I am sure that it has indeed been forgotten by many people, but not by me. My grandfather led the last stage of the Allied retreat from the battlefield in December 1915, and I went to visit the scene in 2007. I felt an electric shock of recognition.

I'm going to single out just a few of the other art works that struck me.

This is a 1918 painting by Flora Lion of the women’s canteen at the Phoenix Works in Bradford. It captures a moment when, because of the war, new social roles were opening up for women, especially perhaps young women. I love the dynamic of the two women whose arms are linked, and the other with a dangling teacup looking wistfully away.

This grim picture shows the Death Cart in the Jewish ghetto of Łódź in Nazi-occupied Poland. The artist Edith Birkin, then a teenager, lived there from 1941 until 1944, and then survived both Auschwitz and Bergen-Belsen. She painted this in the early 1980s. It leaves little to the imagination.

As sadly could have been predicted, the Imperial War Museum has very little to say about Ireland. It does have a couple of interesting paintings.

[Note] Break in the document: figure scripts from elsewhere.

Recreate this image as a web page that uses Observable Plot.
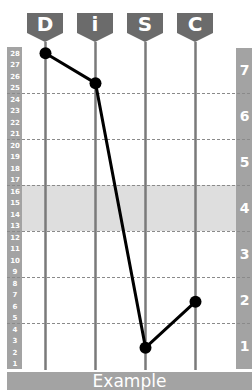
<!DOCTYPE html>
<html><head><meta charset="utf-8">
<script src="https://cdn.jsdelivr.net/npm/d3@7"></script>
<script src="https://cdn.jsdelivr.net/npm/@observablehq/plot@0.6"></script>
<style>
body{margin:0;background:#fff;width:252px;overflow:hidden}
#footer{margin-left:7px;height:18px;background:#a3a3a3;color:#fff;font:17px "DejaVu Sans",sans-serif;text-align:center;line-height:18px;overflow:hidden}
</style></head><body>
<div id="chart"></div>
<div id="footer">Example</div>
<script>
const categories = ["D","i","S","C"];
const scores = [28, 25.4, 2.4, 6.4];
const levels = d3.range(1, 29);
const segmentLabels = [1,2,3,4,5,6,7];
const segmentCenters = [2.5, 6.5, 10.5, 14.5, 18.5, 22.5, 26.5];
const segmentBounds = [4.5, 8.5, 12.5, 16.5, 20.5, 24.5];
const highlight = [{y1: 12.5, y2: 16.5}];

const data = categories.map((c, i) => ({cat: c, v: scores[i]}));

const strips = (index, scales, values, dim) => {
  const g = d3.create("svg:g");
  const yTop = scales.y(28.5), yBot = scales.y(0.5);
  g.append("rect").attr("x", 7).attr("width", dim.marginLeft - 7)
    .attr("y", yTop).attr("height", yBot - yTop).attr("fill", "#a3a3a3");
  g.append("rect").attr("x", dim.width - dim.marginRight).attr("width", dim.marginRight)
    .attr("y", yTop + 1).attr("height", yBot - yTop - 1).attr("fill", "#a3a3a3");
  return g.node();
};

const tags = (index, scales, values, dim) => {
  const g = d3.create("svg:g");
  for (const c of categories) {
    const x = scales.x(c);
    g.append("path")
      .attr("d", `M${x-18},13 H${x+18} V33 L${x},42 L${x-18},33 Z`)
      .attr("fill", "#6b6b6b");
    g.append("text").attr("x", x).attr("y", 31)
      .attr("text-anchor", "middle").attr("fill", "#fff")
      .attr("font-family", "DejaVu Sans, sans-serif").attr("font-weight", "bold")
      .attr("font-size", 20).text(c);
  }
  return g.node();
};

const plot = Plot.plot({
  width: 252,
  height: 372,
  marginTop: 47,
  marginBottom: 3,
  marginLeft: 22,
  marginRight: 16,
  x: {type: "point", domain: categories, range: [45, 195], padding: 0, axis: null},
  y: {domain: [0.5, 28.5], axis: null},
  marks: [
    Plot.rect(highlight, {y1: "y1", y2: "y2", fill: "#dedede"}),
    strips,
    Plot.ruleX(categories, {stroke: "#7a7a7a", strokeWidth: 2.5, insetTop: -5, insetBottom: -1}),
    Plot.ruleY(segmentBounds, {stroke: "#8a8a8a", strokeWidth: 1, strokeDasharray: "3,2", insetLeft: -15, insetRight: -16}),
    Plot.text(levels, {y: d => d, text: d => d, frameAnchor: "left", dx: -7.5, textAnchor: "middle",
      fill: "#fff", fontSize: 7, fontWeight: "bold", fontFamily: "DejaVu Sans, sans-serif"}),
    Plot.text(segmentLabels, {y: (d, i) => segmentCenters[i], text: d => d, frameAnchor: "right", dx: 8, textAnchor: "middle",
      fill: "#fff", fontSize: 14, fontWeight: "bold", fontFamily: "DejaVu Sans, sans-serif"}),
    tags,
    Plot.line(data, {x: "cat", y: "v", stroke: "#000", strokeWidth: 3}),
    Plot.dot(data, {x: "cat", y: "v", r: 6, fill: "#000"})
  ]
});
document.getElementById("chart").append(plot);
</script>
</body></html>
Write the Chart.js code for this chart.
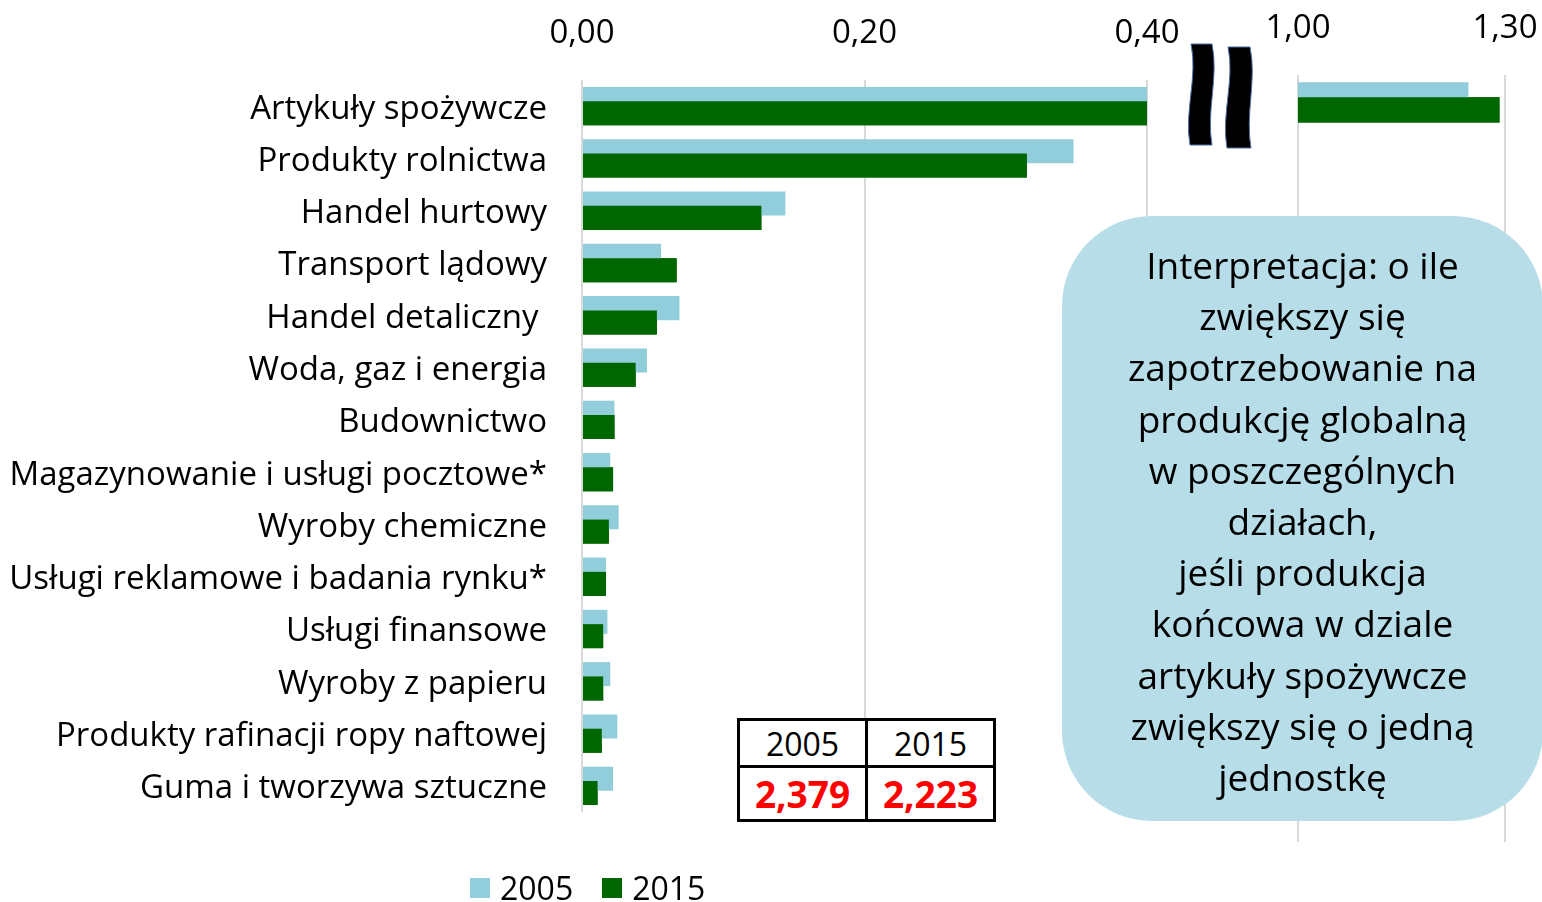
<!DOCTYPE html>
<html lang="pl">
<head>
<meta charset="utf-8">
<title>Zapotrzebowanie na produkcję globalną</title>
<script src="https://cdn.jsdelivr.net/npm/chart.js@4.4.1/dist/chart.umd.min.js"></script>
<style>
  html, body { margin: 0; background: #fff; }
  body { font-family: "Open Sans", sans-serif; color: #000; }
  #wrap { position: relative; width: 1542px; height: 902px; overflow: hidden; }
  #wrap canvas { position: absolute; top: 0; }
  #leftChart { left: 0; }
  #rightChart { left: 1260px; }
  #brk { position: absolute; left: 0; top: 0; }
  #note {
    position: absolute; left: 1062px; top: 216px; width: 481px; height: 605px;
    box-sizing: border-box; padding-top: 23px; border-radius: 90px;
    background: #b7dee8; text-align: center; font-size: 37px; line-height: 51.2px;
  }
  #sums {
    position: absolute; left: 737px; top: 718px; width: 259px;
    border-collapse: collapse; background: #fff;
  }
  #sums td { border: 3px solid #000; text-align: center; padding: 0; width: 50%; }
  #sums tr.yr td { height: 44px; font-size: 32px; }
  #sums tr.val td { height: 51px; font-size: 37px; font-weight: bold; color: #f00; }
  #legend {
    position: absolute; left: 470px; top: 872px; display: flex; align-items: center;
    font-size: 32px; line-height: 32px; white-space: nowrap;
  }
  #legend .box { width: 20px; height: 20px; margin-right: 10px; }
  #legend .item { display: flex; align-items: center; margin-right: 29px; }
</style>
</head>
<body>
<div id="wrap">
  <canvas id="leftChart" width="1200" height="830"></canvas>
  <canvas id="rightChart" width="282" height="860"></canvas>

  <svg id="brk" width="1542" height="902">
    <path d="M1191,44 C1198,77 1184,111 1190,145 L1212,145 C1206,111 1219,77 1212,44 Z"
          fill="#000" stroke="#4a6fa5" stroke-width="1"/>
    <path d="M1228,47 C1235,80 1221,114 1227,148 L1251,148 C1245,114 1257,80 1250,47 Z"
          fill="#000" stroke="#4a6fa5" stroke-width="1"/>
  </svg>

  <table id="sums">
    <tr class="yr"><td>2005</td><td>2015</td></tr>
    <tr class="val"><td>2,379</td><td>2,223</td></tr>
  </table>

  <div id="note">Interpretacja: o ile<br>zwiększy się<br>zapotrzebowanie na<br>produkcję globalną<br>w poszczególnych<br>działach,<br>jeśli produkcja<br>końcowa w dziale<br>artykuły spożywcze<br>zwiększy się o jedną<br>jednostkę</div>

  <div id="legend"></div>
</div>

<script>
const categories = [
  "Artykuły spożywcze",
  "Produkty rolnictwa",
  "Handel hurtowy",
  "Transport lądowy",
  "Handel detaliczny ",
  "Woda, gaz i energia",
  "Budownictwo",
  "Magazynowanie i usługi pocztowe*",
  "Wyroby chemiczne",
  "Usługi reklamowe i badania rynku*",
  "Usługi finansowe",
  "Wyroby z papieru",
  "Produkty rafinacji ropy naftowej",
  "Guma i tworzywa sztuczne",
];
const values2005 = [1.247, 0.348, 0.144, 0.056, 0.069, 0.046, 0.023, 0.020, 0.026, 0.017, 0.018, 0.020, 0.025, 0.022];
const values2015 = [1.292, 0.315, 0.127, 0.067, 0.053, 0.038, 0.023, 0.022, 0.019, 0.017, 0.015, 0.015, 0.014, 0.011];
const seriesNames = ["2005", "2015"];
const seriesColors = ["#92cddc", "#006600"];
const leftTicks = [0, 0.2, 0.4];
const rightTicks = [1.0, 1.3];

const FONT = "'Open Sans', sans-serif";
const num = v => Number(v).toFixed(2).replace(".", ",");

Chart.defaults.font.family = FONT;

// Chart.js paints the first dataset on top; in the original the 2015 bar
// overlaps the 2005 one, so paint 2015 once more over everything.
const topLayer = {
  id: "topLayer",
  afterDatasetsDraw(chart) {
    const {ctx, chartArea: a} = chart;
    const data = chart.data.datasets[1].data;
    ctx.save();
    ctx.beginPath();
    ctx.rect(a.left, a.top, a.right - a.left, a.bottom - a.top);
    ctx.clip();
    chart.getDatasetMeta(1).data.forEach((el, i) => { if (data[i] !== null) el.draw(ctx); });
    ctx.restore();
  }
};

function xAxis(ticks, height) {
  return {
    type: "linear",
    position: "top",
    min: ticks[0],
    max: ticks[ticks.length - 1],
    afterBuildTicks: s => { s.ticks = ticks.map(v => ({value: v})); },
    // keep the chart area where the layout padding puts it
    afterFit: s => { s.height = height; s.paddingLeft = 0; s.paddingRight = 0; },
    grid: {color: "#d9d9d9", lineWidth: 2, drawTicks: false},
    border: {display: false},
    ticks: {color: "#000", font: {size: 33}, padding: 27, maxRotation: 0, callback: v => num(v)},
  };
}

function datasets(pick) {
  return [values2005, values2015].map((vals, i) => ({
    label: seriesNames[i],
    data: vals.map(pick),
    backgroundColor: seriesColors[i],
    categoryPercentage: 0.547,
    barPercentage: 1.68,
    clip: 0,
  }));
}

function chartOpts(padding, yAxis, xTicks, xHeight) {
  return {
    indexAxis: "y",
    responsive: false,
    animation: false,
    layout: {padding},
    plugins: {legend: {display: false}, tooltip: {enabled: false}},
    scales: {x: xAxis(xTicks, xHeight), y: yAxis},
  };
}

new Chart(document.getElementById("leftChart"), {
  type: "bar",
  data: {labels: categories, datasets: datasets(v => v)},
  options: chartOpts(
    {left: 0, right: 53, top: 0, bottom: 18},
    {
      grid: {display: false, drawTicks: false}, border: {display: false},
      ticks: {color: "#000", font: {size: 33}, padding: 35, labelOffset: 3, autoSkip: false},
      afterFit: s => { s.width = 582; s.paddingTop = 0; s.paddingBottom = 0; },
    },
    leftTicks, 80),
  plugins: [topLayer],
});

new Chart(document.getElementById("rightChart"), {
  type: "bar",
  data: {labels: categories, datasets: datasets(v => v >= rightTicks[0] ? v : null)},
  options: chartOpts(
    {left: 38, right: 37, top: 0, bottom: 18},
    {display: false},
    rightTicks, 75),
  plugins: [topLayer],
});

document.getElementById("legend").innerHTML = seriesNames.map((n, i) =>
  `<div class="item"><div class="box" style="background:${seriesColors[i]}"></div>${n}</div>`
).join("");
</script>
</body>
</html>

Street Incident, Londonderry [sic]”, a 1973 painting by Gladys Maccabe, captures well how squaddies in Northern Ireland seemed to exist in some parallel time stream. I remember Anne, on an early visit to me in Belfast, commenting that it was very weird to see soldiers in jungle camouflage patrolling the streets – but it obviously worked, because everyone was ignoring them as if they were not there. The IWM says that Maccabe “maintained a deliberately balanced, unpartisan viewpoint”. Hmm, just check out the title of the painting again for a sec…

This is “The Grass Grows Along The Peace Line”, a 1989 painting by John Keane which combines a Belfast peace line with a collage of obscured newspaper headlines. The first, but not the last, peace line built in Belfast after the 1998 Good Friday Agreement was between the White City and Serpentine Gardens in North Belfast, a block from the first house Anne and I owned.

Keane’s art really struck me. The IWM doesn’t go into his (lefty) politics in depth, but his work speaks for itself. Here to finish with is his “Scenes on the Road to Hell”, painted in 1991, showing Kuwaiti children celebrating victory and a burnt out Iraqi tank. A picture really can be worth a thousand words.